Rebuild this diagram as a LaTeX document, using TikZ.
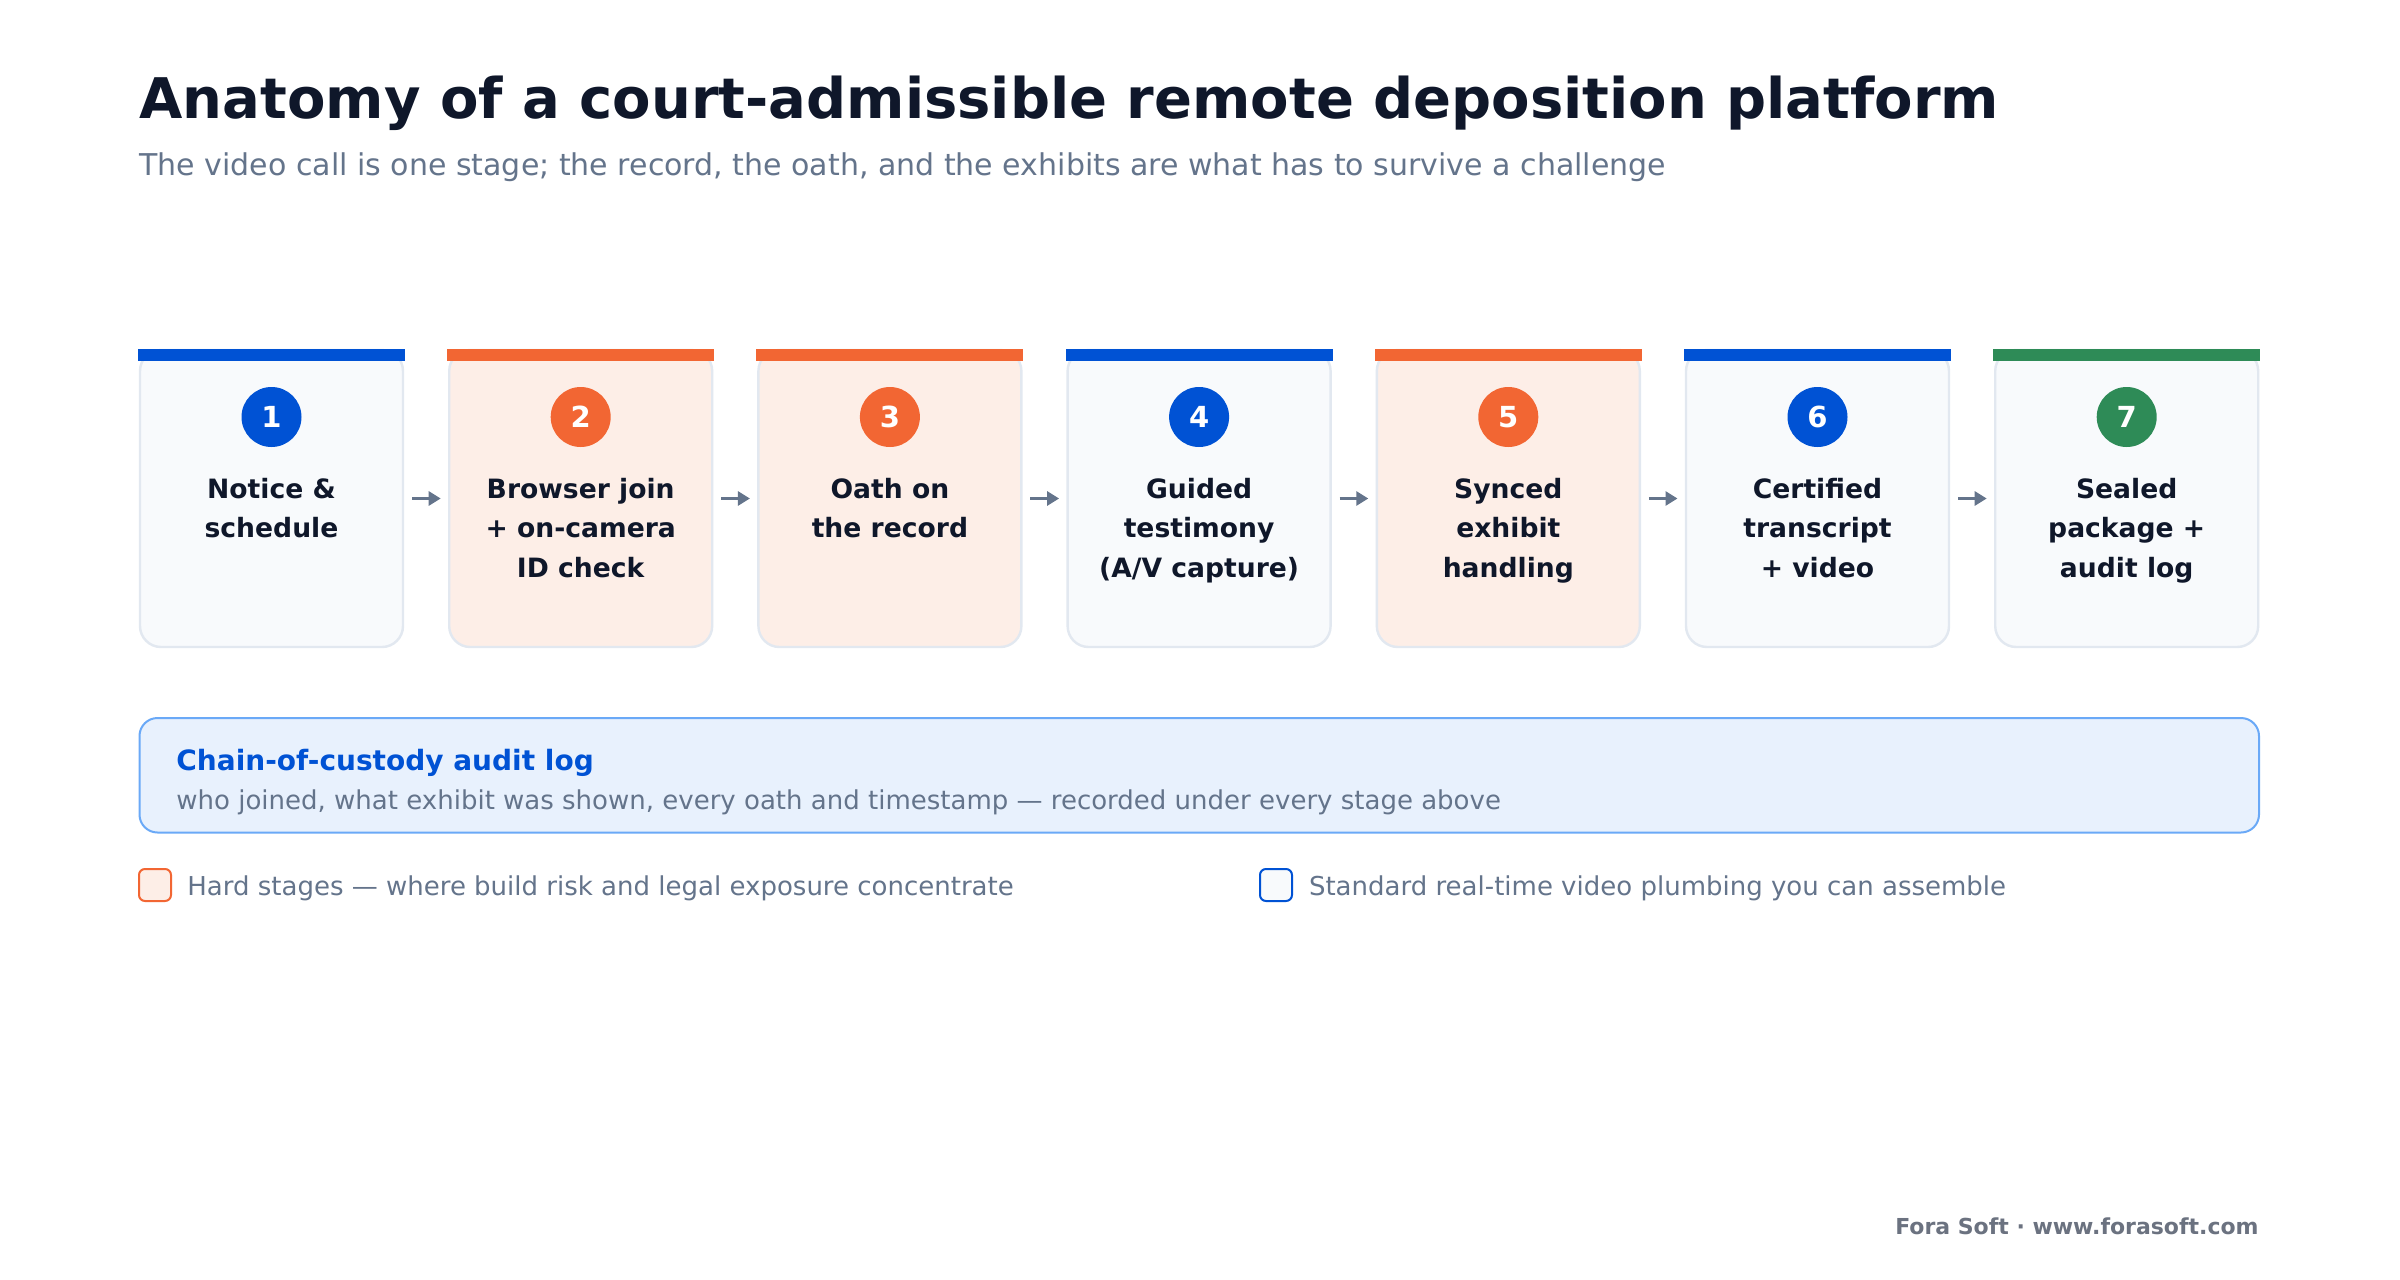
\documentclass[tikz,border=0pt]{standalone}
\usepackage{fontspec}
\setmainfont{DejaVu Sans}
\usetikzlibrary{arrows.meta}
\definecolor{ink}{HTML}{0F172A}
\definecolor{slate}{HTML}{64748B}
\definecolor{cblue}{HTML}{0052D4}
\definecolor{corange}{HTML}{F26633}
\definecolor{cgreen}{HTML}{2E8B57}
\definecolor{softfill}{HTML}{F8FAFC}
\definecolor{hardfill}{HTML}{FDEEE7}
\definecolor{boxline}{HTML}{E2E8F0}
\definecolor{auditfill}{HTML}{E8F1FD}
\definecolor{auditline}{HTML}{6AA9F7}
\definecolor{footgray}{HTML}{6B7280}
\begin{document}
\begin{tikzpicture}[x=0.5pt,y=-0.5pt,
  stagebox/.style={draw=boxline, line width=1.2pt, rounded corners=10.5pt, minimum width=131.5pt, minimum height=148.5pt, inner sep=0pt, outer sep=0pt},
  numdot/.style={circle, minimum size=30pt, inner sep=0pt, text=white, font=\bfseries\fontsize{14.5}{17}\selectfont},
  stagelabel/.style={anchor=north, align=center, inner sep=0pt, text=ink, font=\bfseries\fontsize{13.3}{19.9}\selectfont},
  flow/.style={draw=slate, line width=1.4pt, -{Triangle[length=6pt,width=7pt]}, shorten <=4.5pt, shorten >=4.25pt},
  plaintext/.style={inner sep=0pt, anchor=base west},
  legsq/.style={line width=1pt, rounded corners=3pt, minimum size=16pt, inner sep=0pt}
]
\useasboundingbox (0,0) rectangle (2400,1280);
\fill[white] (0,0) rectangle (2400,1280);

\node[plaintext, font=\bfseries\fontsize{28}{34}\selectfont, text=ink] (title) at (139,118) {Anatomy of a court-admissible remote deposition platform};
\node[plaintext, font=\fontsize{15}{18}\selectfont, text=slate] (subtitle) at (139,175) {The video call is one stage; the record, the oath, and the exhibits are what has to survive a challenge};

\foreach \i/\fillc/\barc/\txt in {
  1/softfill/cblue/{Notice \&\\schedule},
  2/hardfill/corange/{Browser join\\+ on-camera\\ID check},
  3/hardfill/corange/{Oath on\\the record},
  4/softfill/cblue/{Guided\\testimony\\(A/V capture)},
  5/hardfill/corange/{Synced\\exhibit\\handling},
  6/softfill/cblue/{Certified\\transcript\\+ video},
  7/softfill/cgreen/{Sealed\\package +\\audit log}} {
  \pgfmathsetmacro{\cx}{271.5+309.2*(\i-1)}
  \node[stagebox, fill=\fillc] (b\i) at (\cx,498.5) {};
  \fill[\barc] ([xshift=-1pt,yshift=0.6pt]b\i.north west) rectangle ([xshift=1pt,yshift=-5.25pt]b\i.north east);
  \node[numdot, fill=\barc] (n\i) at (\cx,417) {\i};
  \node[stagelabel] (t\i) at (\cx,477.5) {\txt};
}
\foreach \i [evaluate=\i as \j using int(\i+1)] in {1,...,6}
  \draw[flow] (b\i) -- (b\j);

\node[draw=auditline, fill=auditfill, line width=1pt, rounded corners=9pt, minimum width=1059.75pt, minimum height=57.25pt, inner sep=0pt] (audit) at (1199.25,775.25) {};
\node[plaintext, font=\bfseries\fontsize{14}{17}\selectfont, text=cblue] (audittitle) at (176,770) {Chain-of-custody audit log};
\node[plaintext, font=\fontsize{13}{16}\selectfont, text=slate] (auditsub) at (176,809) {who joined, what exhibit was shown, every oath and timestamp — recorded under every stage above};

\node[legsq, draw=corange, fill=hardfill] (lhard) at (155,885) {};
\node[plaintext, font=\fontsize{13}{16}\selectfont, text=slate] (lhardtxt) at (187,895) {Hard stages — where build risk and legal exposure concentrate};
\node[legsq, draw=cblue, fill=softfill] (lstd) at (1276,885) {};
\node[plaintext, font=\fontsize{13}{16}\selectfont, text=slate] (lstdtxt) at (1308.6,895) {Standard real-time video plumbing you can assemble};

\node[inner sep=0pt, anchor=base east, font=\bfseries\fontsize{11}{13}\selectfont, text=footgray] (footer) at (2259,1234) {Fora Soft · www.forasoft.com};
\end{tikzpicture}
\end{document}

******

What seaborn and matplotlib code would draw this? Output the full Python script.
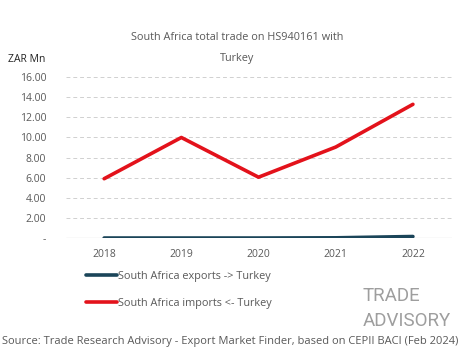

******

Copy word for word only the lines above from the one with "Rebuild this diagram" through the one with "text=slate] (subtitle) at". Leave pictures out.

Rebuild this diagram as a LaTeX document, using TikZ.
\documentclass[tikz,border=0pt]{standalone}
\usepackage{fontspec}
\setmainfont{DejaVu Sans}
\usetikzlibrary{arrows.meta}
\definecolor{ink}{HTML}{0F172A}
\definecolor{slate}{HTML}{64748B}
\definecolor{cblue}{HTML}{0052D4}
\definecolor{corange}{HTML}{F26633}
\definecolor{cgreen}{HTML}{2E8B57}
\definecolor{softfill}{HTML}{F8FAFC}
\definecolor{hardfill}{HTML}{FDEEE7}
\definecolor{boxline}{HTML}{E2E8F0}
\definecolor{auditfill}{HTML}{E8F1FD}
\definecolor{auditline}{HTML}{6AA9F7}
\definecolor{footgray}{HTML}{6B7280}
\begin{document}
\begin{tikzpicture}[x=0.5pt,y=-0.5pt,
  stagebox/.style={draw=boxline, line width=1.2pt, rounded corners=10.5pt, minimum width=131.5pt, minimum height=148.5pt, inner sep=0pt, outer sep=0pt},
  numdot/.style={circle, minimum size=30pt, inner sep=0pt, text=white, font=\bfseries\fontsize{14.5}{17}\selectfont},
  stagelabel/.style={anchor=north, align=center, inner sep=0pt, text=ink, font=\bfseries\fontsize{13.3}{19.9}\selectfont},
  flow/.style={draw=slate, line width=1.4pt, -{Triangle[length=6pt,width=7pt]}, shorten <=4.5pt, shorten >=4.25pt},
  plaintext/.style={inner sep=0pt, anchor=base west},
  legsq/.style={line width=1pt, rounded corners=3pt, minimum size=16pt, inner sep=0pt}
]
\useasboundingbox (0,0) rectangle (2400,1280);
\fill[white] (0,0) rectangle (2400,1280);

\node[plaintext, font=\bfseries\fontsize{28}{34}\selectfont, text=ink] (title) at (139,118) {Anatomy of a court-admissible remote deposition platform};
\node[plaintext, font=\fontsize{15}{18}\selectfont, text=slate] (subtitle) at (139,175) {The video call is one stage; the record, the oath, and the exhibits are what has to survive a challenge};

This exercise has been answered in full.